Medellin - City of the Eternal Spring

Monday, March 28, 2016
Medellin, Colombia
I hadn't planned to visit Medellin until a few days before I got there. I anticipated taking a bus or flying to Bogota from Santa Marta after spending most of my time in Colombia near the Caribbean coast. After almost two months in the hot lands of Central America and northern Colombia, though, I was ready to get to the mountains again and decided to forego beach time at Taganga or Tayrona National Park on the Caribbean for some urban experiences in Medellin. The city has intrigued me for a while both because of its rough past but current very good reputation among many travelers I meet.

Medellin is known as the "City of Eternal Spring" for its temperate climate, probably one of several places in Latin America at high altitudes and low latitudes that can make that claim . Situated in a valley in the central cordillera of the Andes at an altitude of about 4,500 feet Medellin is neither constantly hot like the low latitudes nor chilly like higher-altitude Bogota. I’d be inclined to call it eternal summer rather than spring, though, since most days have high temperatures close to 80*F, more summery than springlike to me. The city’s physical location in a valley in the Andes reminds me a little of Quito, Ecuador.

The city’s other nickname, or at least one it’s trying to give itself, is “Latin America’s Capital of Innovation” for its numerous universities, fledgling technology industry, and interesting mix public transportation. And locals pronounce the name of their city something like MED-e-gene, where the double L that in Spanish is usually pronounced more like the Y in English takes on a strong English J sound. Similarly in these parts, the word for chicken (pollo) sounds more like POI-jo. Nevertheless, I still the Spanish spoken by people in Medellin to be easier to understand than that spoken along the Caribbean coast.

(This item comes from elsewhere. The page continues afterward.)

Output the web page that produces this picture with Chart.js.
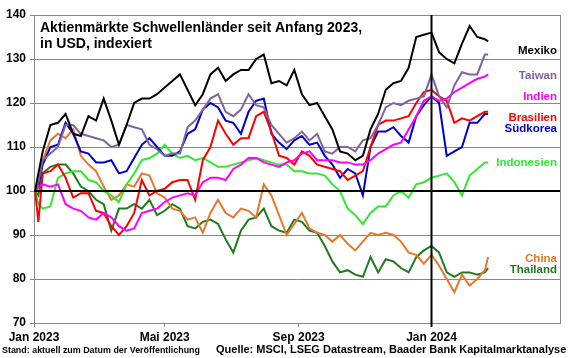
<!DOCTYPE html>
<html>
<head>
<meta charset="utf-8">
<script src="https://cdn.jsdelivr.net/npm/chart.js@4.4.1/dist/chart.umd.min.js"></script>
<style>
  html, body { margin: 0; padding: 0; background: #fff; }
</style>
</head>
<body>
<canvas id="chart" width="580" height="358"></canvas>
<script>
// ---- data (weekly readings, index 2 Jan 2023 = 100) ----
const dates = [
  '2023-01-02', '2023-01-05',
  '2023-01-09', '2023-01-16', '2023-01-23', '2023-01-30',
  '2023-02-06', '2023-02-13', '2023-02-20', '2023-02-27',
  '2023-03-06', '2023-03-13', '2023-03-20', '2023-03-27',
  '2023-04-03', '2023-04-10', '2023-04-17', '2023-04-24',
  '2023-05-01', '2023-05-08', '2023-05-15', '2023-05-22', '2023-05-29',
  '2023-06-05', '2023-06-12', '2023-06-19', '2023-06-26',
  '2023-07-03', '2023-07-10', '2023-07-17', '2023-07-24', '2023-07-31',
  '2023-08-07', '2023-08-14', '2023-08-21', '2023-08-28',
  '2023-09-04', '2023-09-11', '2023-09-18', '2023-09-25',
  '2023-10-02', '2023-10-09', '2023-10-16', '2023-10-23', '2023-10-30',
  '2023-11-06', '2023-11-13', '2023-11-20', '2023-11-27',
  '2023-12-04', '2023-12-11', '2023-12-18', '2023-12-25',
  '2024-01-01', '2024-01-08', '2024-01-15', '2024-01-22', '2024-01-29',
  '2024-02-05', '2024-02-12', '2024-02-19', '2024-02-22'
];

const mexiko = [100, 104,
  109, 115, 115.5, 117.5, 113, 112.5, 117, 116, 121, 116, 110.5, 115, 120, 121, 121, 122,
  123.5, 125, 126.5, 123, 119.5, 122, 126.5, 128, 125, 126.5, 127.5, 127.5, 130, 131,
  124.5, 125, 124, 127.5, 122, 119.5, 120, 117, 114, 109, 108.5, 107, 108, 114, 117.5,
  123, 124.5, 125, 128, 135, 135.5, 136, 131.5, 130, 129, 133.5, 137.5, 135, 134.5, 134];
const taiwan = [100, 102,
  107, 108.5, 110, 115, 115, 113, 112.5, 112, 111.5, 110, 110.5, 115, 114.5, 114, 110.5,
  109.5, 108, 108.5, 108.5, 114.5, 116, 118.5, 121, 122, 118, 117, 118.5, 122, 119.5, 119,
  115, 113, 111, 112, 113.5, 111.5, 113, 109, 108.5, 110, 110, 109, 111.5, 112, 115, 119,
  120, 119.5, 120.5, 121, 121.5, 126.5, 121.5, 119, 124, 127, 126.5, 126.5, 131, 131];
const indien = [100, 101,
  101.5, 101, 101.5, 97, 96, 95.5, 94, 93.5, 95, 94, 92, 91, 91.5, 95, 95.5, 96, 97.5,
  98.5, 99, 99.5, 99, 102, 103, 103, 102.5, 105, 106, 107.5, 107.5, 106.5, 106, 105.5,
  106.5, 107, 108.5, 109, 107, 107, 107, 106.5, 106.5, 106, 106, 107, 108.5, 109.5, 110.5,
  111, 114, 117, 120.5, 121.5, 120.5, 121, 122.5, 123.5, 124.5, 125.5, 126, 126.5];
const brasilien = [100, 93,
  104, 104.5, 106, 103, 98.5, 99.5, 99.5, 95.5, 95, 92, 90, 92, 95, 102.5, 99, 100, 100.5,
  102, 102.5, 102.5, 98, 107, 110, 116, 113, 110.5, 112, 112, 117, 118, 113.5, 108, 107.5,
  106, 109, 108, 106, 105.5, 105, 104.5, 102.5, 103.5, 104.5, 110, 115, 116, 116, 116.5,
  117, 120, 122.5, 123, 121.5, 120.5, 115.5, 116.5, 116, 117, 118, 118];
const suedkorea = [100, 101,
  106, 110, 110.5, 115.5, 113, 109, 108.5, 106.5, 106.5, 107, 104, 104.5, 107.5, 110.5,
  112, 110, 108, 108, 109, 113, 114, 118.5, 120, 119, 116, 115.5, 113, 118, 120.5, 121,
  113, 111, 109.5, 111.5, 112.5, 110.5, 111, 108, 106, 103, 105, 104, 99, 110, 113.5,
  113.5, 114.5, 112.5, 111, 117, 119.5, 121.5, 120, 108, 109, 110, 115.5, 115.5, 117.5, 117.5];
const indonesien = [100, 97,
  96, 96.5, 103, 104, 104.5, 104.5, 102.5, 102, 100, 99, 97.5, 101.5, 104, 107, 107.5,
  108.5, 110.5, 108.5, 107.5, 108, 107, 107.5, 106.5, 105.5, 105.5, 106, 106.5, 107,
  107.5, 107, 106.5, 106, 106, 104.5, 104.5, 104, 104, 103.5, 101.5, 100, 96, 94.5, 92.5,
  95, 96.5, 96.5, 99, 100, 98.5, 101.5, 102, 103, 103.5, 104, 102, 99, 103.5, 105, 106.5, 106.5];
const china = [100, 103,
  107, 111.5, 113, 112, 114, 108, 106, 104.5, 101, 98, 99, 101.5, 101, 104, 103.5, 99.5,
  98.5, 96, 95.5, 93.5, 94, 90.5, 95, 98, 95, 94, 96, 95.5, 94, 101.5, 99, 94.5, 90, 92.5,
  95, 91.5, 90.5, 90, 88.5, 90, 88, 86.5, 88.5, 90.5, 90, 90.5, 90, 88.5, 86, 85.5, 83.5,
  85.5, 83, 80, 77, 81, 78.5, 80, 82, 85];
const thailand = [100, 99,
  104, 105.5, 106, 106, 104, 101, 100, 98, 97, 91, 96, 96, 97, 96, 98, 94.5, 95.5, 97, 96,
  92, 91.5, 93, 93.5, 92.5, 89, 86, 91, 93.5, 94, 96, 92, 91, 90.5, 93.5, 93, 91, 90.5,
  87.5, 84, 81.5, 82, 81, 80.5, 85, 81.5, 84.5, 84, 82.5, 81.5, 85, 86.5, 87.5, 86, 81.5,
  80.5, 81.5, 81.5, 81, 81.5, 82.5];

const seriesNames = ['Mexiko', 'Taiwan', 'Indien', 'Brasilien', 'Südkorea', 'Indonesien', 'China', 'Thailand'];
const seriesValues = [mexiko, taiwan, indien, brasilien, suedkorea, indonesien, china, thailand];
const seriesColors = ['#000000', '#8064A2', '#FF00FF', '#FF0000', '#0000CC', '#33E833', '#E8772A', '#1F7A1F'];

const tickDates = ['2023-01-01', '2023-05-01', '2023-09-01', '2024-01-01'];
const tickLabels = ['Jan 2023', 'Mai 2023', 'Sep 2023', 'Jan 2024'];
const axisEndDate = '2024-04-28';
const markerDate = '2024-01-01';

// ---- helpers ----
const FONT = 'Arial, "Liberation Sans", sans-serif';
const day0 = Date.UTC(2023, 0, 1);
function dayOf(s) {
  const p = s.split('-').map(Number);
  return (Date.UTC(p[0], p[1] - 1, p[2]) - day0) / 86400000;
}

// right-hand series labels: baseline y in px
const labelBaselines = [54, 79, 100, 121, 132, 166, 262, 273];

const datasets = seriesNames.map((name, i) => ({
  label: name,
  data: seriesValues[i].map((v, j) => ({ x: dayOf(dates[j]), y: v })),
  borderColor: seriesColors[i],
  borderWidth: 2,
  pointRadius: 0,
  tension: 0,
  fill: false
}));

/** ---------------- overlay: 100-line, Jan 2024 marker, texts ---------------- **/
const overlay = {
  id: 'overlay',
  afterDatasetsDraw(chart) {
    const ctx = chart.ctx;
    const area = chart.chartArea;
    const xs = chart.scales.x, ys = chart.scales.y;
    ctx.save();
    // right border
    ctx.strokeStyle = '#888';
    ctx.lineWidth = 1;
    ctx.beginPath();
    ctx.moveTo(Math.round(area.right) + 0.5, area.top);
    ctx.lineTo(Math.round(area.right) + 0.5, area.bottom);
    ctx.stroke();
    // index 100 line
    const y100 = ys.getPixelForValue(100);
    ctx.strokeStyle = '#000';
    ctx.lineWidth = 2;
    ctx.beginPath();
    ctx.moveTo(area.left, y100);
    ctx.lineTo(area.right, y100);
    ctx.stroke();
    // Jan 2024 marker
    const xm = xs.getPixelForValue(dayOf(markerDate));
    ctx.beginPath();
    ctx.moveTo(xm, area.top);
    ctx.lineTo(xm, area.bottom + 4);
    ctx.stroke();
    ctx.restore();
  },
  afterDraw(chart) {
    const ctx = chart.ctx;
    ctx.save();
    ctx.fillStyle = '#000';
    ctx.textAlign = 'left';
    ctx.textBaseline = 'alphabetic';
    ctx.font = 'bold 14px ' + FONT;
    ctx.fillText('Aktienmärkte Schwellenländer seit Anfang 2023,', 40, 32, 333);
    ctx.fillText('in USD, indexiert', 40, 48);

    ctx.textAlign = 'right';
    ctx.font = 'bold 11.5px ' + FONT;
    seriesNames.forEach((name, i) => {
      ctx.fillStyle = seriesColors[i];
      ctx.fillText(name, 557, labelBaselines[i]);
    });

    ctx.fillStyle = '#000';
    ctx.textAlign = 'left';
    ctx.font = 'bold 9.5px ' + FONT;
    ctx.fillText('Stand: aktuell zum Datum der Veröffentlichung', 2, 353, 198);
    ctx.font = 'bold 11px ' + FONT;
    ctx.fillText('Quelle: MSCI, LSEG Datastream, Baader Bank Kapitalmarktanalyse', 216, 353, 361);
    ctx.restore();
  }
};

new Chart(document.getElementById('chart'), {
  type: 'line',
  data: { datasets },
  plugins: [overlay],
  options: {
    responsive: false,
    animation: false,
    events: [],
    layout: { padding: { top: 15, right: 20, left: 0, bottom: 0 } },
    plugins: { legend: { display: false }, tooltip: { enabled: false } },
    scales: {
      x: {
        type: 'linear',
        min: 0,
        max: dayOf(axisEndDate),
        afterBuildTicks: s => { s.ticks = tickDates.map(d => ({ value: dayOf(d) })); },
        afterFit: s => { s.height = 35; },
        ticks: {
          autoSkip: false,
          maxRotation: 0,
          color: '#000',
          padding: 3,
          font: { family: FONT, size: 12, weight: 'bold' },
          callback: (v, i) => tickLabels[i]
        },
        grid: { drawOnChartArea: false, drawTicks: true, tickLength: 4, color: '#888' },
        border: { color: '#888', width: 1 }
      },
      y: {
        min: 70,
        max: 140,
        afterFit: s => { s.width = 34; },
        ticks: {
          stepSize: 10,
          color: '#000',
          padding: 4,
          font: { family: FONT, size: 12, weight: 'bold' }
        },
        grid: { color: '#888', lineWidth: 1, tickLength: 4 },
        border: { color: '#888', width: 1 }
      }
    }
  }
});
</script>
</body>
</html>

My overnight bus ride from Santa Marta to Medellin took fifteen hours in total and was very uncomfortable. I took a few diphenhydramine pills and must have slept at some points because of my recollection of some wicked dreams. Towards morning I had the sensation the bus was going up steadily for a long time, but between fogged windows and the dark I couldn’t see much . I hope we don’t go over a cliff! At one point I woke up, noticed it was light out, and that the bus was stopped at a rest area. I got up and went out to get a coffee and found out that it was really cold!

The bus dropped a long distance into the valley where Medellin is situated, and I took the Metro from the terminal to the hostel I booked a few blocks from a station in the middle class Las Laureles neighborhood on the west side of town. At about $20/night for a private room with air con and a bathroom in the room, I can’t complain about prices of things in Colombia.



I spent the rest of my first day in Medellin in the center of city. There are quite a few interesting things like the Plaza Botero and Museum of Antioquia (the large province where Medellin is located). The city center is busy but heavy on very dated looking office towers from South America’s 1970s boom. Like elsewhere in Latin America, rich folks have moved to suburban satellites where they’ve built their new Zona Rosas leaving traditional downtowns a bit on the shabby side. Medellin is also a very modern city without a significant old town, just a church here and a monument there but little dating back to colonial times. That said, most of Medellin is unusually clean for a big city in Latin America and people take pride in transformation of city over last 15 to 20 years into one of most livable in Latin America .

One of those monuments is the Museo de a Memoria, opened in 2012 to memorialize victims of Medellin’s violent past. Medellin was synonymous with earthly hell for decades, especially through the 1990s. The museum is similar to others in Lima and Santiago and Central American nations that recount the dark events of a not too distant past in Latin America. The displays provide lots of stats in interesting interactive exhibits. One exhibit listed annual crimes of various sorts by year in the city, most notably homicides which peaked at nearly 9,000 in some years in early 1990s but are down to less than 500 in recent years. That’s probably still not a great ratio by international standards but is an almost 95% improvement in a city of around three million inhabitants.

I later came across the location where one of the most notorious events of Medellin’s era of violence took place, the Plaza de San Antonio. There a car bomb went off at a peace rally in 1995 killing dozens of people standing around Fernando Botero’s “Bird of Peace” statue on the plaza . Botero insisted the remains be left in place is a somewhat reassembled form. He then created a copy of the original which stands beside it.

One thing I did not do in Medellin was go on one of the various popular Pablo Escobar themed tours around the city which go to some of the drug lord’s hideouts and hangouts in the years before he was killed in 1993. One such tour on weekends (I was in Medellin during the week) even meets with Roberto Escobar, Pablo’s brother and the Medellin Cartel’s chief accountant, who has been released after many years in prison. Although some people make money from the tours, my impression is that most people in Medellin disapprove of the tours which confer an elevated status to Escobar of which he’s not deserving.